THE GOVERNMENT’S decision to sell €200 million worth of short-term treasury bills to the internal market has reduced liquidity in the lending market and proved that the credit rating agencies were right to downgrade Cyprus, DISY number two Averof Neophytou said yesterday.
The DISY deputy, who is running again in this month’s parliamentary elections, accused the government of having no plan for the economy thereby affecting Cyprus’ credibility and “leading us to an endless spiral with negative consequences for the economy”.
When the state takes money from the internal market, this leaves the banks who buy the 52-week treasury bills with much less for lending, creating more competition for money in the private sector, he argued.
“When money is taken from abroad, it increases liquidity, when it’s borrowed from the internal market, it decreases liquidity,” said Neophytou.
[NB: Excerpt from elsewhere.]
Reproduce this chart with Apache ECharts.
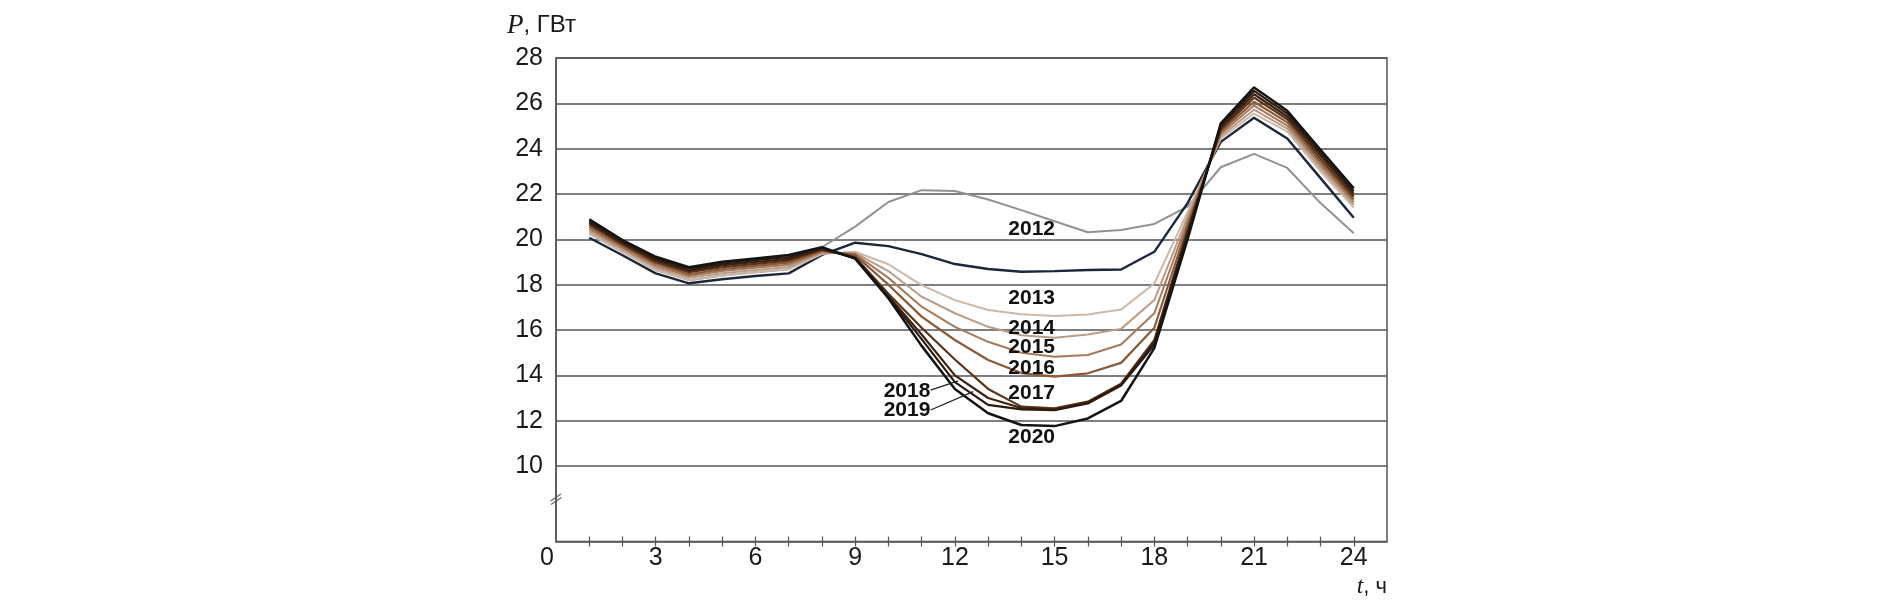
<!DOCTYPE html>
<html><head><meta charset="utf-8">
<script src="https://cdn.jsdelivr.net/npm/echarts@6/dist/echarts.min.js"></script>
<style>html,body{margin:0;padding:0;background:#fff}#c{width:1903px;height:611px}</style>
</head><body><div id="c"></div>
<script>
const hours = [1,2,3,4,5,6,7,8,9,10,11,12,13,14,15,16,17,18,19,20,21,22,23,24];
const xTickLabels = [0,3,6,9,12,15,18,21,24];
const xTicks = [1,2,3,4,5,6,7,8,9,10,11,12,13,14,15,16,17,18,19,20,21,22,23,24];
const yTickLabels = [10,12,14,16,18,20,22,24,26,28];

// light gray curve (unlabelled) and dark navy curve
const loadGray = [20.25,19.45,18.65,18.2,18.4,18.55,18.68,19.65,20.56,21.65,22.17,22.13,21.76,21.29,20.8,20.31,20.41,20.68,21.44,23.18,23.77,23.15,21.6,20.27];
const loadNavy = [20.07,19.3,18.5,18.06,18.24,18.38,18.5,19.31,19.85,19.7,19.35,18.91,18.69,18.57,18.6,18.65,18.67,19.45,21.6,24.3,25.36,24.45,22.7,20.95];
const load2013 = [20.25,19.45,18.65,18.2,18.4,18.55,18.68,19.35,19.45,18.9,17.98,17.32,16.88,16.7,16.62,16.68,16.9,18.05,21.2,24.45,25.55,24.75,23.0,21.4];
const load2014 = [20.35,19.55,18.75,18.3,18.5,18.65,18.78,19.4,19.4,18.6,17.47,16.74,16.14,15.77,15.66,15.8,16.05,17.32,21.0,24.55,25.72,24.88,23.13,21.52];
const load2015 = [20.45,19.62,18.83,18.38,18.6,18.75,18.88,19.45,19.35,18.3,17.03,16.14,15.48,15.0,14.82,14.9,15.36,16.74,20.8,24.65,25.9,25.02,23.27,21.64];
const load2016 = [20.55,19.7,18.92,18.46,18.68,18.83,18.97,19.5,19.3,18.0,16.59,15.56,14.68,14.1,13.94,14.09,14.55,16.1,20.6,24.75,26.07,25.16,23.41,21.76];
const load2017 = [20.65,19.78,19.0,18.55,18.77,18.92,19.06,19.54,19.22,17.6,16.1,14.7,13.4,12.62,12.54,12.84,13.63,15.56,20.4,24.85,26.25,25.3,23.55,21.88];
const load2018 = [20.72,19.84,19.08,18.62,18.85,19.0,19.14,19.58,19.18,17.5,15.8,14.0,13.0,12.56,12.5,12.8,13.6,15.45,20.3,24.95,26.4,25.42,23.7,22.0];
const load2019 = [20.8,19.9,19.15,18.7,18.93,19.08,19.22,19.62,19.16,17.45,15.6,13.7,12.7,12.5,12.46,12.76,13.55,15.35,20.2,25.05,26.55,25.55,23.82,22.12];
const load2020 = [20.88,19.97,19.23,18.77,19.01,19.16,19.31,19.65,19.15,17.4,15.3,13.4,12.33,11.81,11.76,12.1,12.87,15.2,20.0,25.12,26.7,25.67,23.95,22.25];

// year annotations (data coordinates: hour, GW)
const yearLabels = ['2012','2013','2014','2015','2016','2017','2018','2019','2020'];
const labelHour  = [14.31,14.31,14.31,14.31,14.31,14.31,10.56,10.56,14.31];
const labelValue = [20.44,17.40,16.10,15.22,14.31,13.23,13.31,12.47,11.27];
const leader2018 = [[11.27,13.35],[12.10,13.76]];
const leader2019 = [[11.27,12.47],[12.55,13.28]];

const seriesDefs = [
  ['2012a', loadGray, '#8f9297', 2],
  ['2012b', loadNavy, '#1b2638', 2.4],
  ['2013', load2013, '#cbb8a8', 2],
  ['2014', load2014, '#b99c87', 2],
  ['2015', load2015, '#a57a5c', 2],
  ['2016', load2016, '#8b5a38', 2.2],
  ['2017', load2017, '#5c3418', 2.2],
  ['2018', load2018, '#3d2210', 2.2],
  ['2019', load2019, '#2a1a10', 2.2],
  ['2020', load2020, '#141414', 2.5]
];

const chart = echarts.init(document.getElementById('c'));
const gridColor = '#555';
const series = seriesDefs.map(([name, vals, color, w]) => ({
  name, type: 'line', data: hours.map((h, i) => [h, vals[i]]),
  symbol: 'none', lineStyle: { color, width: w }, z: 3, animation: false
}));
series.push({
  type: 'line', data: leader2018, symbol: 'none', lineStyle: { color: '#222', width: 1.3 }, z: 4, animation: false
});
series.push({
  type: 'line', data: leader2019, symbol: 'none', lineStyle: { color: '#222', width: 1.3 }, z: 4, animation: false
});
series.push({
  type: 'scatter', symbolSize: 0, z: 5, animation: false,
  itemStyle: { opacity: 1 },
  data: yearLabels.map((t, i) => ({ name: t, value: [labelHour[i], labelValue[i]] })),
  label: { show: true, position: 'inside', formatter: p => p.name, opacity: 1, textBorderWidth: 0,
    fontFamily: 'Liberation Sans, Arial, sans-serif', fontWeight: 'bold', fontSize: 21, color: '#111' }
});

chart.setOption({
  animation: false,
  backgroundColor: '#fff',
  grid: { left: 556, top: 58, right: 516, bottom: 69.5, show: true, borderColor: gridColor, borderWidth: 1.5 },
  xAxis: [{
    type: 'value', min: 0, max: 25, position: 'bottom',
    axisLine: { show: true, lineStyle: { color: gridColor, width: 1.5 } },
    axisTick: { show: true, customValues: xTicks, length: 5, lineStyle: { color: gridColor, width: 1.2 } },
    axisLabel: { customValues: xTickLabels, fontFamily: 'Liberation Sans, Arial, sans-serif', fontSize: 25, color: '#1a1a1a', margin: 4,
      formatter: v => v === 0 ? '{z|0}' : String(v), rich: { z: { fontFamily: 'Liberation Sans, Arial, sans-serif', fontSize: 25, color: '#1a1a1a', padding: [0, 18, 0, 0] } } },
    splitLine: { show: false }
  }, {
    type: 'value', min: 0, max: 25, position: 'bottom',
    axisLine: { show: false },
    axisTick: { show: true, inside: true, customValues: xTicks, length: 5, lineStyle: { color: gridColor, width: 1.2 } },
    axisLabel: { show: false }, splitLine: { show: false }
  }],
  yAxis: {
    type: 'value', min: 6.67, max: 28,
    axisLine: { show: true, lineStyle: { color: gridColor, width: 1.5 } },
    axisTick: { show: false, customValues: yTickLabels },
    axisLabel: { customValues: yTickLabels, fontFamily: 'Liberation Sans, Arial, sans-serif', fontSize: 25, color: '#1a1a1a', margin: 13 },
    splitLine: { show: true, lineStyle: { color: gridColor, width: 1.5 } }
  },
  graphic: [
    { type: 'text', left: 507, top: 12, style: {
      text: '{p|P}, ГВт', fontFamily: 'Liberation Sans, Arial, sans-serif', fontSize: 24, fill: '#1a1a1a',
      rich: { p: { fontFamily: 'Liberation Serif, Times New Roman, serif', fontStyle: 'italic', fontSize: 27, fill: '#1a1a1a' } } } },
    { type: 'text', right: 516, top: 575, style: {
      text: '{t|t}, ч', fontFamily: 'Liberation Sans, Arial, sans-serif', fontSize: 22, fill: '#1a1a1a',
      rich: { t: { fontFamily: 'Liberation Serif, Times New Roman, serif', fontStyle: 'italic', fontSize: 24, fill: '#1a1a1a' } } } },
    { type: 'line', shape: { x1: 550.5, y1: 501, x2: 561, y2: 494 }, style: { stroke: '#666', lineWidth: 1.2 } },
    { type: 'line', shape: { x1: 551, y1: 504.5, x2: 561.5, y2: 497.5 }, style: { stroke: '#666', lineWidth: 1.2 } }
  ],
  series
});
</script></body></html>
According to Reuters, the government sold €200 million worth of government paper on Monday, with yields on the bids accepted ranging from 2.95 to 3.02 per cent.
“It means the government fears lending from abroad,” said Neophytou. He noted that the 10-year Cyprus bond has soared to levels close to 6.2 per cent, meaning Cyprus would have to pay a very high rate for borrowing money, close to what Spain and Portugal are charged.
“The rating agencies are very right in downgrading our economy because we act in a way that accepts the reality… that we cannot go and borrow money from the international markets,” said the DISY deputy.
“That means we cannot accept we have a problem. We have a lost government with a lost policy,” he added.
Neophytou charged Finance Minister Charilaos Stavrakis of going against his own advice, highlighting that in 2009 and 2010, the minister had said short-term borrowing and borrowing from the internal market were bad moves.
“And now he’s doing both because he’s afraid to go to the international markets in November to refinance his debt,” he said.
Asked what advice he had for the government, the opposition deputy said: “They need to take measures on the retirement age, the pension system and state payroll to send the clear message to the market that we are doing something, and then go with confidence to the international markets for money.”